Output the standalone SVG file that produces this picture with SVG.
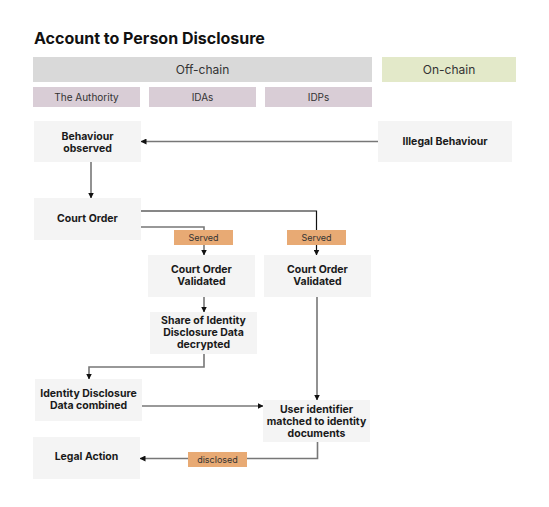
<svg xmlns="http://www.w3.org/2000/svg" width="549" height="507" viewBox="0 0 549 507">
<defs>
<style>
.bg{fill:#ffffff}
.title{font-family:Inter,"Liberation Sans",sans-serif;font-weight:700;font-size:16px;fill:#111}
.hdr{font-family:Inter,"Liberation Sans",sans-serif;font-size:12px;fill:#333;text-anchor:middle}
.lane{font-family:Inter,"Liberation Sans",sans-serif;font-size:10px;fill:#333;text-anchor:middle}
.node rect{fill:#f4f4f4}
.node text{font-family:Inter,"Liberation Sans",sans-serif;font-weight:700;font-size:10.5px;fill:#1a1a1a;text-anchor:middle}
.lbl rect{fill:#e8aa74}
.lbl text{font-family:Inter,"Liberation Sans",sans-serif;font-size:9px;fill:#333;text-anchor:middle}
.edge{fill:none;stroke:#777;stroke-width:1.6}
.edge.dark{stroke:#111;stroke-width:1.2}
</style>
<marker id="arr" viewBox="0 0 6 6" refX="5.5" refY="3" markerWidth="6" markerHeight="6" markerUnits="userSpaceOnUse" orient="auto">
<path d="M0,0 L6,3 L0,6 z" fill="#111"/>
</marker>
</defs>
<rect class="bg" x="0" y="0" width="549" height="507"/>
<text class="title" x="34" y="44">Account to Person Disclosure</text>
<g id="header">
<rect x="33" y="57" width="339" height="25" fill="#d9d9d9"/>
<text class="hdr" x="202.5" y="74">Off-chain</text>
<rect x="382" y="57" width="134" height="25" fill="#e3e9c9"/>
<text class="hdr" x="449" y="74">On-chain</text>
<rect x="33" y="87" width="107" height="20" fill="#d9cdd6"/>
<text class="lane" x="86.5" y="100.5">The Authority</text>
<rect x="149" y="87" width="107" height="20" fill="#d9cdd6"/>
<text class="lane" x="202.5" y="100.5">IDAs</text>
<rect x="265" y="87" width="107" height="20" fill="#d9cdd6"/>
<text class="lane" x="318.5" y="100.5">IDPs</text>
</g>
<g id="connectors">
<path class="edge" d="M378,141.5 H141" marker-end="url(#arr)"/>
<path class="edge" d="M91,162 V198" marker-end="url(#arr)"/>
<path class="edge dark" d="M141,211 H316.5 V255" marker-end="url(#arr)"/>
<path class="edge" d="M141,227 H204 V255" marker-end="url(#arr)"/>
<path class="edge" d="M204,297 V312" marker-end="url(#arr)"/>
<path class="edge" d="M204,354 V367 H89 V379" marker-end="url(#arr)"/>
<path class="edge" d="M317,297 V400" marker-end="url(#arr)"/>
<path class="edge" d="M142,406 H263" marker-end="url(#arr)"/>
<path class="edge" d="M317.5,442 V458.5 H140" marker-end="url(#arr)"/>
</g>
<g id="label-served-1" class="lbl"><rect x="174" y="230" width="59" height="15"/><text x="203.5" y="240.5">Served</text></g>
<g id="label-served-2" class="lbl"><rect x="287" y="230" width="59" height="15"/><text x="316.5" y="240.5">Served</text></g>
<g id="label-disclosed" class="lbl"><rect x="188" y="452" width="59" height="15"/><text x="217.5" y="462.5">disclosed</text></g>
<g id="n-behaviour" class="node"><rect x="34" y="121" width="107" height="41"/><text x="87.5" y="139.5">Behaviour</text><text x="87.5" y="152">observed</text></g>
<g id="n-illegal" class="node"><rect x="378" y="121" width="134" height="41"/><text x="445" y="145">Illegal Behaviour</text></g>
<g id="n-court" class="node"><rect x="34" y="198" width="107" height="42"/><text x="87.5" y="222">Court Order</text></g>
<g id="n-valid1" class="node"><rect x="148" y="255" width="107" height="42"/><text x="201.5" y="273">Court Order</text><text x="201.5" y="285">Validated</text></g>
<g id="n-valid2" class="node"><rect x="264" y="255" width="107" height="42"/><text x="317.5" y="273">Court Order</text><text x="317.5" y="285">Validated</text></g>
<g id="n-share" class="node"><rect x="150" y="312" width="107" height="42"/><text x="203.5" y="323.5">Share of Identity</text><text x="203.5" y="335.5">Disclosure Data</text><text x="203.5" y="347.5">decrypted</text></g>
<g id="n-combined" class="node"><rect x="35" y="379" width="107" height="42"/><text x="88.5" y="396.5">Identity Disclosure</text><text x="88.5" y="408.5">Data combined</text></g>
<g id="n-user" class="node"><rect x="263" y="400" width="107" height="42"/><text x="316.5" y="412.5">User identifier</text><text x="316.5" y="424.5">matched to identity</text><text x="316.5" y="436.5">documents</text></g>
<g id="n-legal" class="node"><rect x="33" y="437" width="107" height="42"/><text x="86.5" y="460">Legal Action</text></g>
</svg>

************

Go through the listing above and write it all out exactly, leaving out any picture.

Written solution:
Output the standalone SVG file that produces this picture with SVG.
<svg xmlns="http://www.w3.org/2000/svg" width="549" height="507" viewBox="0 0 549 507">
<defs>
<style>
.bg{fill:#ffffff}
.title{font-family:Inter,"Liberation Sans",sans-serif;font-weight:700;font-size:16px;fill:#111}
.hdr{font-family:Inter,"Liberation Sans",sans-serif;font-size:12px;fill:#333;text-anchor:middle}
.lane{font-family:Inter,"Liberation Sans",sans-serif;font-size:10px;fill:#333;text-anchor:middle}
.node rect{fill:#f4f4f4}
.node text{font-family:Inter,"Liberation Sans",sans-serif;font-weight:700;font-size:10.5px;fill:#1a1a1a;text-anchor:middle}
.lbl rect{fill:#e8aa74}
.lbl text{font-family:Inter,"Liberation Sans",sans-serif;font-size:9px;fill:#333;text-anchor:middle}
.edge{fill:none;stroke:#777;stroke-width:1.6}
.edge.dark{stroke:#111;stroke-width:1.2}
</style>
<marker id="arr" viewBox="0 0 6 6" refX="5.5" refY="3" markerWidth="6" markerHeight="6" markerUnits="userSpaceOnUse" orient="auto">
<path d="M0,0 L6,3 L0,6 z" fill="#111"/>
</marker>
</defs>
<rect class="bg" x="0" y="0" width="549" height="507"/>
<text class="title" x="34" y="44">Account to Person Disclosure</text>
<g id="header">
<rect x="33" y="57" width="339" height="25" fill="#d9d9d9"/>
<text class="hdr" x="202.5" y="74">Off-chain</text>
<rect x="382" y="57" width="134" height="25" fill="#e3e9c9"/>
<text class="hdr" x="449" y="74">On-chain</text>
<rect x="33" y="87" width="107" height="20" fill="#d9cdd6"/>
<text class="lane" x="86.5" y="100.5">The Authority</text>
<rect x="149" y="87" width="107" height="20" fill="#d9cdd6"/>
<text class="lane" x="202.5" y="100.5">IDAs</text>
<rect x="265" y="87" width="107" height="20" fill="#d9cdd6"/>
<text class="lane" x="318.5" y="100.5">IDPs</text>
</g>
<g id="connectors">
<path class="edge" d="M378,141.5 H141" marker-end="url(#arr)"/>
<path class="edge" d="M91,162 V198" marker-end="url(#arr)"/>
<path class="edge dark" d="M141,211 H316.5 V255" marker-end="url(#arr)"/>
<path class="edge" d="M141,227 H204 V255" marker-end="url(#arr)"/>
<path class="edge" d="M204,297 V312" marker-end="url(#arr)"/>
<path class="edge" d="M204,354 V367 H89 V379" marker-end="url(#arr)"/>
<path class="edge" d="M317,297 V400" marker-end="url(#arr)"/>
<path class="edge" d="M142,406 H263" marker-end="url(#arr)"/>
<path class="edge" d="M317.5,442 V458.5 H140" marker-end="url(#arr)"/>
</g>
<g id="label-served-1" class="lbl"><rect x="174" y="230" width="59" height="15"/><text x="203.5" y="240.5">Served</text></g>
<g id="label-served-2" class="lbl"><rect x="287" y="230" width="59" height="15"/><text x="316.5" y="240.5">Served</text></g>
<g id="label-disclosed" class="lbl"><rect x="188" y="452" width="59" height="15"/><text x="217.5" y="462.5">disclosed</text></g>
<g id="n-behaviour" class="node"><rect x="34" y="121" width="107" height="41"/><text x="87.5" y="139.5">Behaviour</text><text x="87.5" y="152">observed</text></g>
<g id="n-illegal" class="node"><rect x="378" y="121" width="134" height="41"/><text x="445" y="145">Illegal Behaviour</text></g>
<g id="n-court" class="node"><rect x="34" y="198" width="107" height="42"/><text x="87.5" y="222">Court Order</text></g>
<g id="n-valid1" class="node"><rect x="148" y="255" width="107" height="42"/><text x="201.5" y="273">Court Order</text><text x="201.5" y="285">Validated</text></g>
<g id="n-valid2" class="node"><rect x="264" y="255" width="107" height="42"/><text x="317.5" y="273">Court Order</text><text x="317.5" y="285">Validated</text></g>
<g id="n-share" class="node"><rect x="150" y="312" width="107" height="42"/><text x="203.5" y="323.5">Share of Identity</text><text x="203.5" y="335.5">Disclosure Data</text><text x="203.5" y="347.5">decrypted</text></g>
<g id="n-combined" class="node"><rect x="35" y="379" width="107" height="42"/><text x="88.5" y="396.5">Identity Disclosure</text><text x="88.5" y="408.5">Data combined</text></g>
<g id="n-user" class="node"><rect x="263" y="400" width="107" height="42"/><text x="316.5" y="412.5">User identifier</text><text x="316.5" y="424.5">matched to identity</text><text x="316.5" y="436.5">documents</text></g>
<g id="n-legal" class="node"><rect x="33" y="437" width="107" height="42"/><text x="86.5" y="460">Legal Action</text></g>
</svg>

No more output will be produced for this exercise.